- Born: May 24, 1900 Ishkhanikom, Western Armenia
- Died: March 15, 1966 (aged 65) United States
- Occupations: painter, sculptor and musician

= Yenovk Der Hagopian =

Armenian born American artist and musician (1900–1966)

Yenovk Der Hagopian (Ենովք Տեր-Հակոբյան; May 24, 1900 – March 15, 1966) was a 20th-century American-Armenian artist, sculptor and musician.

==Personal life==
Yenovk Der Hagopian was born in Ishkhanikom, Western Armenia, near Van, Turkey. His father, Hagop, was a priest at the Cathedral of the Holy Cross. During the Armenian genocide, Yenovk and his family fled to Yerevan with the help of an American missionary. In 1916, he studied art in Tiflis, was later employed with the Near East Relief Foundation, and served as the director of two orphanages in Nor Bayezid and Yerevan between 1918 and 1923. Der Hagopian walked with a limp his entire life, carrying a bullet in his leg from his time in the military during the February Uprising. He married Nevart Kalarchian in August 1948, and later moved to Yonkers, New York together where they lived for over a decade.

==Art career==
In 1923, Der Hagopian immigrated from Turkey to United States, eventually settled in Boston, and later met Arshile Gorky in Watertown, Massachusetts who found him a job at the Hood Rubber Factory. He also attended courses at the Massachusetts School of Art studying painting and drawing, in addition to the Copley Society Art School. In 1930, Der Hagopian moved to New York City and during the 1930s he participated in group exhibits and solo exhibitions, with his modern oil paintings featured in both New York City and Boston. Most of his subjects were religious, and many focused on the Armenian genocide of 1915. In 1939, he created Night in Exile, a carving which depicts the plight of an Armenian family; he later painted a piece with the same title.

During the 1960s, he produced seven carvings – made of wood, stone, and metal – replicating the architecture of ancient Armenian churches, which entered the collection of the Armenian Museum of America after his death. The New York Times reviewed the church sculptures, commenting that Der Hagopian preserved Armenian heritage in the work, as each sculpture represented a scale model of the principle churches and monasteries of old Armenia - including some dating to the third century AD. His largest models would take up to three weeks to complete, using photographs and blueprints of the churches for the inspiration. Years later, a large portion of his unknown work was rediscovered by his granddaughter during a home renovation at the end of the twentieth century.

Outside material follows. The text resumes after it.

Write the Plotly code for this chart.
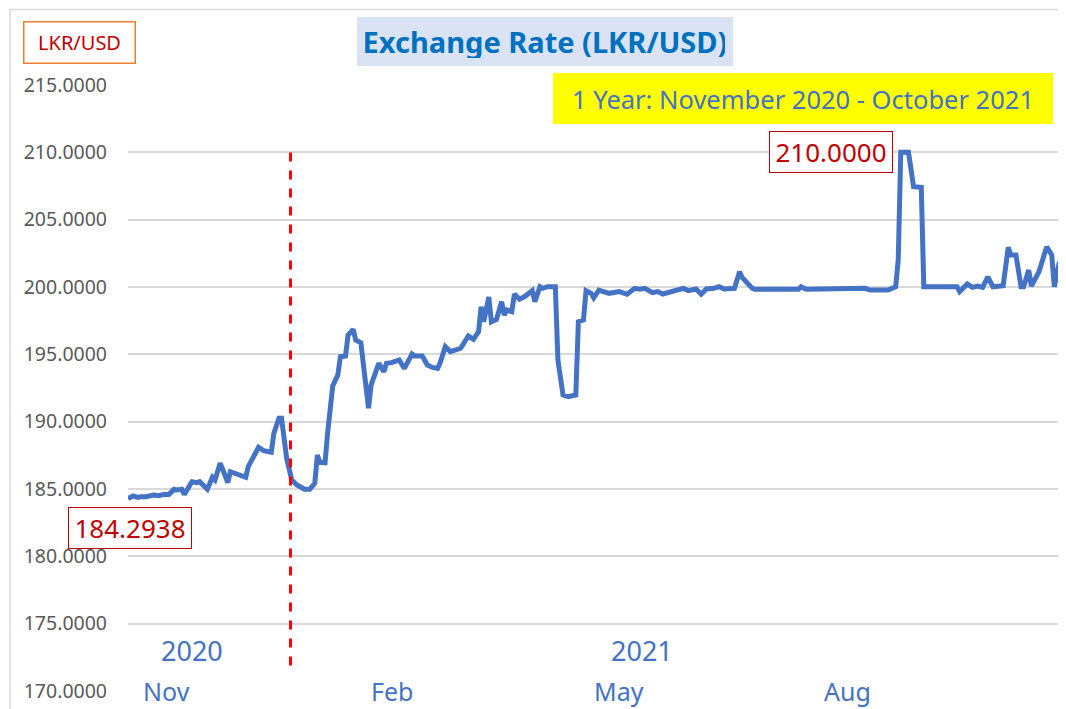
import plotly.graph_objects as go

dates = [
    "2020-11-01", "2020-11-03", "2020-11-05", "2020-11-06", "2020-11-08", "2020-11-11", "2020-11-13",
    "2020-11-15", "2020-11-17", "2020-11-19", "2020-11-20", "2020-11-22", "2020-11-23", "2020-11-25",
    "2020-11-26", "2020-11-28", "2020-11-29",
    "2020-12-02", "2020-12-04", "2020-12-05", "2020-12-07", "2020-12-08", "2020-12-10", "2020-12-11",
    "2020-12-14", "2020-12-17", "2020-12-18", "2020-12-21", "2020-12-22", "2020-12-24", "2020-12-27",
    "2020-12-28", "2020-12-30", "2020-12-31",
    "2021-01-01", "2021-01-02", "2021-01-04", "2021-01-06", "2021-01-09", "2021-01-11", "2021-01-13",
    "2021-01-14", "2021-01-15", "2021-01-17", "2021-01-18", "2021-01-19", "2021-01-20", "2021-01-22",
    "2021-01-23", "2021-01-25", "2021-01-26", "2021-01-28", "2021-01-29", "2021-01-31",
    "2021-02-01", "2021-02-03", "2021-02-04", "2021-02-06", "2021-02-07", "2021-02-09", "2021-02-10",
    "2021-02-12", "2021-02-15", "2021-02-17", "2021-02-20", "2021-02-21", "2021-02-24", "2021-02-26",
    "2021-02-28",
    "2021-03-02", "2021-03-03", "2021-03-05", "2021-03-07", "2021-03-11", "2021-03-12", "2021-03-14",
    "2021-03-16", "2021-03-18", "2021-03-19", "2021-03-20", "2021-03-22", "2021-03-23", "2021-03-25",
    "2021-03-27", "2021-03-28", "2021-03-29", "2021-03-31",
    "2021-04-01", "2021-04-03", "2021-04-05", "2021-04-08", "2021-04-09", "2021-04-11", "2021-04-12",
    "2021-04-14", "2021-04-17", "2021-04-18", "2021-04-20", "2021-04-22", "2021-04-25", "2021-04-26",
    "2021-04-28", "2021-04-29",
    "2021-05-01", "2021-05-02", "2021-05-04", "2021-05-08", "2021-05-12", "2021-05-15", "2021-05-18",
    "2021-05-20", "2021-05-22", "2021-05-25", "2021-05-27", "2021-05-29",
    "2021-06-02", "2021-06-04", "2021-06-06", "2021-06-08", "2021-06-11", "2021-06-13", "2021-06-15",
    "2021-06-18", "2021-06-20", "2021-06-22", "2021-06-26", "2021-06-28", "2021-06-29",
    "2021-07-03", "2021-07-04", "2021-07-21", "2021-07-22", "2021-07-24",
    "2021-08-08", "2021-08-09", "2021-08-16", "2021-08-18", "2021-08-25", "2021-08-28", "2021-08-29",
    "2021-08-30",
    "2021-09-02", "2021-09-04", "2021-09-07", "2021-09-08", "2021-09-21", "2021-09-22", "2021-09-25",
    "2021-09-27", "2021-09-29",
    "2021-10-01", "2021-10-03", "2021-10-05", "2021-10-09", "2021-10-11", "2021-10-12", "2021-10-14",
    "2021-10-16", "2021-10-17", "2021-10-19", "2021-10-20", "2021-10-23", "2021-10-26", "2021-10-28",
    "2021-10-29", "2021-10-31",
]

rates = [
    184.2938, 184.48, 184.38, 184.43, 184.43, 184.55, 184.50,
    184.60, 184.60, 184.98, 184.93, 184.98, 184.60, 185.17,
    185.54, 185.47, 185.54,
    184.98, 185.87, 185.67, 186.91, 186.46, 185.47, 186.28,
    186.04, 185.87, 186.66, 187.90, 188.10, 187.85, 187.73,
    189.13, 190.25, 190.25,
    188.39, 187.28, 185.67, 185.30, 184.98, 184.98, 185.42,
    187.52, 186.98, 186.95, 189.13, 191.11, 192.65, 193.46,
    194.82, 194.87, 196.43, 196.85, 196.06, 195.86,
    194.33, 190.99, 192.72, 193.96, 194.33, 193.71, 194.33,
    194.38, 194.58, 193.96, 195.02, 194.87, 194.87, 194.21,
    194.03,
    193.96, 194.38, 195.57, 195.20, 195.45, 195.81, 196.36,
    196.11, 196.68, 198.54, 197.42, 199.26, 197.42, 197.59,
    198.91, 197.92, 198.29, 198.17,
    199.48, 199.09, 199.29, 199.73, 198.91, 200.02, 199.90,
    200.02, 200.02, 194.58, 191.98, 191.85, 191.98, 197.42,
    197.55, 199.73,
    199.53, 199.20, 199.77, 199.53, 199.66, 199.46, 199.90,
    199.83, 199.90, 199.58, 199.66, 199.48,
    199.73, 199.77, 199.90, 199.73, 199.85, 199.46, 199.85,
    199.90, 200.02, 199.85, 199.90, 201.13, 200.71,
    199.90, 199.83, 199.83, 200.02, 199.83,
    199.83, 199.90, 199.90, 199.77, 199.77, 200.02, 202.00,
    210.00,
    210.00, 207.45, 207.40, 200.02, 200.02, 199.66, 200.22,
    199.97, 200.07,
    199.97, 200.76, 200.02, 200.10, 202.95, 202.38, 202.38,
    200.02, 200.02, 201.26, 200.07, 201.13, 202.98, 202.38,
    200.02, 201.88,
]

y_ticks = [170, 175, 180, 185, 190, 195, 200, 205, 210, 215]
month_labels = ["Nov", "Feb", "May", "Aug"]
month_label_dates = ["2020-11-16", "2021-02-12", "2021-05-12", "2021-08-09"]
year_labels = ["2020", "2021"]
year_label_dates = ["2020-11-26", "2021-05-21"]
first_value_label = "184.2938"
max_value_label = "210.0000"

BLUE = "#4472C4"
RED_TXT = "#C00000"
FONT = "Noto Sans"

fig = go.Figure()
fig.add_trace(go.Scatter(
    x=dates, y=rates, mode="lines",
    line=dict(color=BLUE, width=5),
    hoverinfo="skip", showlegend=False,
))

annotations = []
for lab, d in zip(month_labels, month_label_dates):
    annotations.append(dict(x=d, y=170, xref="x", yref="y", text=lab, showarrow=False,
                            xanchor="center", yanchor="middle",
                            font=dict(family=FONT, size=25, color=BLUE)))
for lab, d in zip(year_labels, year_label_dates):
    annotations.append(dict(x=d, y=173, xref="x", yref="y", text=lab, showarrow=False,
                            xanchor="center", yanchor="middle",
                            font=dict(family=FONT, size=27, color=BLUE)))

# title box
annotations.append(dict(x=0.4465, y=1.0718, xref="paper", yref="paper",
                        text="<b>Exchange Rate (LKR/USD)</b>", showarrow=False,
                        xanchor="center", yanchor="middle",
                        bgcolor="#DAE3F3", borderpad=8, borderwidth=0,
                        width=360, height=33,
                        font=dict(family=FONT, size=29, color="#0070C0")))
# LKR/USD unit box
annotations.append(dict(x=-0.0519, y=1.0701, xref="paper", yref="paper",
                        text="LKR/USD", showarrow=False,
                        xanchor="center", yanchor="middle",
                        bgcolor="white", bordercolor="#ED7D31", borderwidth=1.5,
                        borderpad=6, width=98, height=28,
                        font=dict(family=FONT, size=20, color=RED_TXT)))
# yellow period box
annotations.append(dict(x=0.7227, y=0.9777, xref="paper", yref="paper",
                        text="1 Year: November 2020 - October 2021", showarrow=False,
                        xanchor="center", yanchor="middle",
                        bgcolor="#FFFF00", borderpad=8, borderwidth=0,
                        width=484, height=35,
                        font=dict(family=FONT, size=25.5, color=BLUE)))
# value labels
annotations.append(dict(x=0.7527, y=0.8894, xref="paper", yref="paper",
                        text=max_value_label, showarrow=False,
                        xanchor="center", yanchor="middle",
                        bgcolor="white", bordercolor=RED_TXT, borderwidth=1,
                        borderpad=4, width=114, height=32,
                        font=dict(family=FONT, size=26, color=RED_TXT)))
annotations.append(dict(x=0.00214, y=0.2682, xref="paper", yref="paper",
                        text=first_value_label, showarrow=False,
                        xanchor="center", yanchor="middle",
                        bgcolor="white", bordercolor=RED_TXT, borderwidth=1,
                        borderpad=4, width=114, height=32,
                        font=dict(family=FONT, size=26, color=RED_TXT)))

shapes = [
    # year boundary marker
    dict(type="line", xref="x", yref="y", x0="2021-01-03 12:00", x1="2021-01-03 12:00",
         y0=171.9, y1=210.2, line=dict(color="#FF0000", width=3, dash="dash")),
    # chart border
    dict(type="rect", xref="paper", yref="paper", x0=-0.1263, x1=1.03, y0=-0.08, y1=1.1245,
         line=dict(color="#D9D9D9", width=1.5), layer="below"),
]

# page body has an 8px margin: shift the figure so the plot area lands at
# x 128..1062, y 85..691 of the window
fig.update_layout(
    width=1058, height=701,
    margin=dict(l=120, r=4, t=77, b=18),
    paper_bgcolor="white", plot_bgcolor="white",
    font=dict(family=FONT),
    annotations=annotations,
    shapes=shapes,
    xaxis=dict(range=["2020-11-01", "2021-11-01"], type="date",
               showgrid=False, showline=False, showticklabels=False, zeroline=False,
               fixedrange=True),
    yaxis=dict(range=[170, 215], tickvals=y_ticks, tickformat=".4f",
               showgrid=True, gridcolor="#D9D9D9", gridwidth=1.5,
               zeroline=False, showline=False, ticks="",
               ticklabelstandoff=20,
               tickfont=dict(family=FONT, size=19.5, color="#595959"),
               fixedrange=True),
)

fig.write_html("out.html")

Der Hagopian is also well known for his carvings, specifically Armenian khatchkars. His magnum opus, completed in 1985, is a large intricately carved wooden khatchkar featuring images of his hometown in Van and his late family.

==Music career==
Der Hagopian's family in Armenia was heavily involved in music, including traveling musical troubadours. In 1942, artist Hyman Bloom introduced Der Hagopian to composer Alan Hovhaness. Hovhaness praised Der Hagopian of him commenting that he "was a fine singer of folk music, a fine troubadour type of singer. A singer of Sayat Nova. A singer in pure style. This proved to be a great influence." In 1943, Yenovk released his first album containing eight Armenian folk songs, entitled Ashoogh Records Volume 1, which the New York Times praised as it "convey[ed] the flavor of the folk style". In 1946, he released his second album duly entitled Ashoogh Records Volume 2. Over his career, Der Hagopian performed both public concerts in the northeast US, and for the American-Soviety Music Society. Der Hagopian donated all the royalties he made from his albums to the Armenian church.

==Exhibitions==
In 1985, Yenovk's magnum opus, a large wooden khatchkar depicting images of Van, entitled "In Memory to the Countless Armenian Martyrs of 1915" was displayed at Arlington National Cemetery during services commemorating the 70th anniversary of the Armenian Genocide. In 2016, the Armenian Museum of America (AMA) showed 20 works of the artist in an exhibition entitled "Untold Story of an Armenian-American Artist". Following the opening in Brooklyn and a stop at the Armenian Museum of America, the exhibition will travel to Los Angeles, Washington DC, Miami, Toronto, and Paris, France.